We are located on a lonely spot – a beautiful farming country, on the banks of the James River. Corn and wheat looks well. The negroes are now reaping the wheat, and have been for the past 10 days. Also in front of our line is a forest of hard pine, the most beautiful trees I ever saw in respect to size. And for lumber purposes. I can’t say anything about the people, for are but the Negroes left on our landing here. Men that had property to the amount of $100,000 left all and went to Richmond and Yorktown.

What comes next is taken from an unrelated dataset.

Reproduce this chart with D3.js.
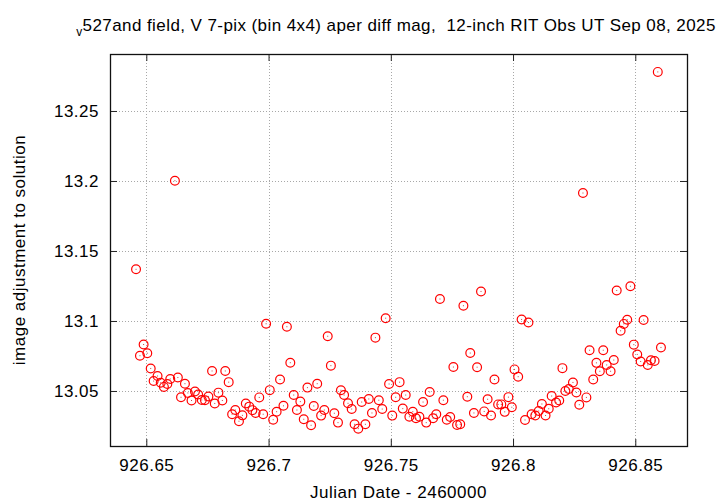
<!DOCTYPE html>
<html>
<head>
<meta charset="utf-8">
<script src="https://cdn.jsdelivr.net/npm/d3@7"></script>
<style>
  body { margin: 0; background: #fff; }
  text { font-family: "Liberation Sans", Arial, sans-serif; fill: #000; letter-spacing: 0.5px; }
</style>
</head>
<body>
<script>
// photometry of v527and field

var jd = [
  926.6458, 926.6474, 926.6489, 926.6504, 926.6518, 926.6530, 926.6546, 926.6559, 926.6572, 926.6586,
  926.6598, 926.6617, 926.6629, 926.6642, 926.6658, 926.6670, 926.6685, 926.6699, 926.6712, 926.6727,
  926.6740, 926.6754, 926.6769, 926.6780, 926.6795, 926.6811, 926.6823, 926.6837, 926.6851, 926.6864,
  926.6879, 926.6893, 926.6907, 926.6921, 926.6934, 926.6947, 926.6962, 926.6978, 926.6990, 926.7005,
  926.7019, 926.7033, 926.7047, 926.7061, 926.7075, 926.7089, 926.7103, 926.7116, 926.7130, 926.7144,
  926.7159, 926.7174, 926.7185, 926.7199, 926.7215, 926.7228, 926.7242, 926.7255, 926.7269, 926.7284,
  926.7296, 926.7309, 926.7325, 926.7340, 926.7352, 926.7367, 926.7381, 926.7396, 926.7410, 926.7423,
  926.7437, 926.7451, 926.7465, 926.7479, 926.7493, 926.7506, 926.7520, 926.7536, 926.7549, 926.7561,
  926.7576, 926.7590, 926.7603, 926.7617, 926.7632, 926.7645, 926.7659, 926.7673, 926.7686, 926.7701,
  926.7715, 926.7729, 926.7743, 926.7756, 926.7771, 926.7784, 926.7797, 926.7813, 926.7825, 926.7840,
  926.7853, 926.7869, 926.7882, 926.7896, 926.7910, 926.7924, 926.7939, 926.7952, 926.7966, 926.7981,
  926.7995, 926.8006, 926.8021, 926.8035, 926.8049, 926.8063, 926.8076, 926.8091, 926.8105, 926.8118,
  926.8133, 926.8146, 926.8158, 926.8176, 926.8189, 926.8202, 926.8214, 926.8228, 926.8245, 926.8259,
  926.8271, 926.8286, 926.8300, 926.8313, 926.8328, 926.8341, 926.8355, 926.8369, 926.8383, 926.8399,
  926.8412, 926.8424, 926.8440, 926.8453, 926.8467, 926.8480, 926.8494, 926.8508, 926.8522, 926.8534,
  926.8551, 926.8564, 926.8579, 926.8592, 926.8605
];

var mag = [
  13.1369, 13.0752, 13.0832, 13.0770, 13.0661, 13.0571, 13.0607, 13.0559, 13.0529, 13.0550,
  13.0586, 13.2002, 13.0596, 13.0455, 13.0552, 13.0486, 13.0432, 13.0496, 13.0475, 13.0436,
  13.0434, 13.0461, 13.0643, 13.0411, 13.0488, 13.0432, 13.0643, 13.0563, 13.0334, 13.0364,
  13.0284, 13.0326, 13.0411, 13.0388, 13.0363, 13.0343, 13.0454, 13.0334, 13.0980, 13.0506,
  13.0295, 13.0352, 13.0582, 13.0394, 13.0959, 13.0702, 13.0471, 13.0364, 13.0424, 13.0298,
  13.0524, 13.0255, 13.0393, 13.0552, 13.0324, 13.0364, 13.0891, 13.0681, 13.0341, 13.0274,
  13.0505, 13.0471, 13.0412, 13.0371, 13.0262, 13.0231, 13.0421, 13.0262, 13.0443, 13.0343,
  13.0881, 13.0434, 13.0371, 13.1020, 13.0550, 13.0324, 13.0455, 13.0563, 13.0374, 13.0471,
  13.0316, 13.0352, 13.0305, 13.0316, 13.0421, 13.0274, 13.0493, 13.0305, 13.0334, 13.1157,
  13.0434, 13.0295, 13.0314, 13.0671, 13.0257, 13.0262, 13.1109, 13.0459, 13.0771, 13.0343,
  13.0670, 13.1211, 13.0354, 13.0441, 13.0325, 13.0582, 13.0404, 13.0404, 13.0351, 13.0456,
  13.0384, 13.0654, 13.0602, 13.1011, 13.0293, 13.0989, 13.0334, 13.0325, 13.0357, 13.0407,
  13.0325, 13.0373, 13.0464, 13.0418, 13.0432, 13.0663, 13.0500, 13.0514, 13.0561, 13.0489,
  13.0402, 13.1914, 13.0454, 13.0791, 13.0582, 13.0701, 13.0641, 13.0791, 13.0686, 13.0641,
  13.0721, 13.1218, 13.0930, 13.0979, 13.1009, 13.1248, 13.0831, 13.0761, 13.0711, 13.1007,
  13.0686, 13.0720, 13.0714, 13.2779, 13.0811
];

var xTicks = [926.65, 926.7, 926.75, 926.8, 926.85];
var xTickLabels = ["926.65", "926.7", "926.75", "926.8", "926.85"];
var yTicks = [13.05, 13.1, 13.15, 13.2, 13.25];
var yTickLabels = ["13.05", "13.1", "13.15", "13.2", "13.25"];

var width = 720,
	height = 504;

// plot box, same as the gnuplot frame
var margin = {top: 54, right: 33, bottom: 58, left: 110};
var plotW = width - margin.left - margin.right,
	plotH = height - margin.top - margin.bottom;

var x = d3.scaleLinear()
	.domain([926.63515, 926.87115])
	.range([0, plotW]);

var y = d3.scaleLinear()
	.domain([13.0107, 13.2907])
	.range([plotH, 0]);

var svg = d3.select('body')
	.append('svg')
	.attr('width', width)
	.attr('height', height);

var g = svg.append('g')
	.attr('transform', 'translate(' + margin.left + ',' + margin.top + ')');

// dotted grid
g.append('g').selectAll('line')
	.data(xTicks)
	.enter().append('line')
	.attr('x1', function(d) { return Math.round(x(d)) + 0.5; })
	.attr('x2', function(d) { return Math.round(x(d)) + 0.5; })
	.attr('y1', 0)
	.attr('y2', plotH)
	.attr('stroke', '#a8a8a8')
	.attr('stroke-dasharray', '1,2');

g.append('g').selectAll('line')
	.data(yTicks)
	.enter().append('line')
	.attr('y1', function(d) { return Math.round(y(d)) + 0.5; })
	.attr('y2', function(d) { return Math.round(y(d)) + 0.5; })
	.attr('x1', 0)
	.attr('x2', plotW)
	.attr('stroke', '#a8a8a8')
	.attr('stroke-dasharray', '1,2');

// axes, ticks point inward and are mirrored
var fontSize = 17;

var xAxis = g.append('g')
	.attr('transform', 'translate(0,' + plotH + ')')
	.call(d3.axisBottom(x)
		.tickValues(xTicks)
		.tickFormat(function(d, i) { return xTickLabels[i]; })
		.tickSizeInner(-7)
		.tickSizeOuter(0)
		.tickPadding(13));

var yAxis = g.append('g')
	.call(d3.axisLeft(y)
		.tickValues(yTicks)
		.tickFormat(function(d, i) { return yTickLabels[i]; })
		.tickSizeInner(-7)
		.tickSizeOuter(0)
		.tickPadding(11));

g.append('g')
	.call(d3.axisTop(x).tickValues(xTicks).tickFormat('').tickSizeInner(-7).tickSizeOuter(0));

g.append('g')
	.attr('transform', 'translate(' + plotW + ',0)')
	.call(d3.axisRight(y).tickValues(yTicks).tickFormat('').tickSizeInner(-7).tickSizeOuter(0));

g.selectAll('.domain').remove();
g.selectAll('.tick line').attr('stroke', '#222');
g.selectAll('.tick text')
	.style('font-size', fontSize + 'px')
	.style('font-family', '"Liberation Sans", Arial, sans-serif')
	.attr('fill', '#000');

// frame
g.append('rect')
	.attr('x', 0.5)
	.attr('y', 0.5)
	.attr('width', plotW)
	.attr('height', plotH)
	.attr('fill', 'none')
	.attr('stroke', '#111')
	.attr('stroke-width', 1.3);

// points: open red circles with a small center dot
var pts = g.append('g').selectAll('g')
	.data(jd)
	.enter().append('g')
	.attr('transform', function(d, i) { return 'translate(' + x(d) + ',' + y(mag[i]) + ')'; });

pts.append('circle')
	.attr('r', 4.4)
	.attr('fill', 'none')
	.attr('stroke', '#ff0000')
	.attr('stroke-width', 1.2);

pts.append('rect')
	.attr('x', -0.5)
	.attr('y', -0.5)
	.attr('width', 1)
	.attr('height', 1)
	.attr('fill', '#d04040');

// title with the subscript v (ends right at the canvas edge in the original)
var title = svg.append('text')
	.attr('x', 396)
	.attr('y', 31)
	.attr('text-anchor', 'middle')
	.style('font-size', fontSize + 'px')
	.style('letter-spacing', '0.42px')
	.style('white-space', 'pre');

title.append('tspan')
	.attr('dy', 5)
	.style('font-size', '12px')
	.text('v');

title.append('tspan')
	.attr('dy', -5)
	.text('527and field, V 7-pix (bin 4x4) aper diff mag,  12-inch RIT Obs UT Sep 08, 2025');

// axis labels
svg.append('text')
	.attr('x', margin.left + plotW / 2)
	.attr('y', 498)
	.attr('text-anchor', 'middle')
	.style('font-size', fontSize + 'px')
	.text('Julian Date - 2460000');

svg.append('text')
	.attr('transform', 'translate(25,' + (margin.top + plotH / 2) + ') rotate(-90)')
	.attr('text-anchor', 'middle')
	.style('font-size', fontSize + 'px')
	.text('image adjustment to solution');
</script>
</body>
</html>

It looked wrong to me to see their hearthstones thus made desolate, and it is a fact that much injury and wrong has been committed by our soldiers. Just contrast [?] with theirs. Our wounded  that were left in that murderous and disgraceful affair at Bethel were by the enemy sent to Yorktown and are very humanely treated and were well cared for. Our dead they recently buried not even so much as taking from their person the least thing. I know this to be true because we went there with a flag of truce to recover our wounded and dead. They showed us the spot where they buried our men and we dug them up. One man had in his pocket quite a sum of gold – a nice gold watch and chain – and various other ornaments of value, all buried with him. Col. Magruder, the Secession commander of the Bethel forces gave us a good dinner, (the best I have seen since I left Boston) and sent by us word to our commander that he was ready for us, if we desired to attack him and that he should send as many of us to bloody graves as he was able to do.

We had in that fight 30(?) men killed and not less than 100 wounded. We had there just 3800 men and the enemy not over 600, and if we had 6000 men we could not have taken that battery from them, and our officers and men too, think so now. The trick is we have been too ready to believe that the South can be easily subdued, but it is not so. Gen. Scott says, “we have an enemy to fight, brave and smart, and our equal in every respect but numbers,” and we begin to fully believe it. The sad result at Bethel has taught our army a lesson. All that saved our men from being all cut to pieces was the poor shooting from the enemy. They shot too high. Trees at the height of 8 & 10 feet were all cut to pieces. [?] and canister had cut down everything. Had they shot breast high not one in 10 of our men would ever have left that field. Much blame is attached to Gen. Pierce but he is no more to blame than all the rest of the superior officers. We expect to march against Bethel again in a few days. It will be a terrible fight, when we do attack it. They have been reinforced lately and will fight as long as a man is left.

I have been in some narrow places too. Have been on the outside guard, and came near being shot. I also was down in the woods drawing logs with a mule for breastworks, when 6 horsemen rode up and fired upon us. The man driving the mule was wounded and the mule was shot dead. I tell you the bullets whistled right merrily for a few minutes. But we do not think much of such things here. In fact we expect them every day. On the 17th day of June, our Major was ordered to pick 50 men out of the Mass. 4th Reg. and to march out from the camp 9 miles, for the purpose of taking by surprise Genl. Jones, a famous leader of the enemy, and the man who fired the second gun upon Fort Sumpter.

Jones has a fine plantation there, and is the commander of the forces at Yorktown. His house is only one mile from Bethel. Jones frequently rides to his home in the night and returns again to Yorktown. The major picked two men from Co. A., Hardy and myself. Of course we knew our danger in going so far from our camp and so near to the enemy. We knew that we were taking our very life in our hands, but we readily agreed to go. At 9 at night we went forth in breathless silence, and went 9 miles not so much as even giving even a whisper. We marched to Jones’ house, surrounded it, and took possession but the [?] was not there. He did not come that night. At 4 in the morning we commenced our return and arrived in safety. We could plainly hear their sentinels at Bethel all night. I have a long story to tell you of this excursion when I arrive home, but I must close now.

Remember me to all. Horace is well. I remain your affectionate son.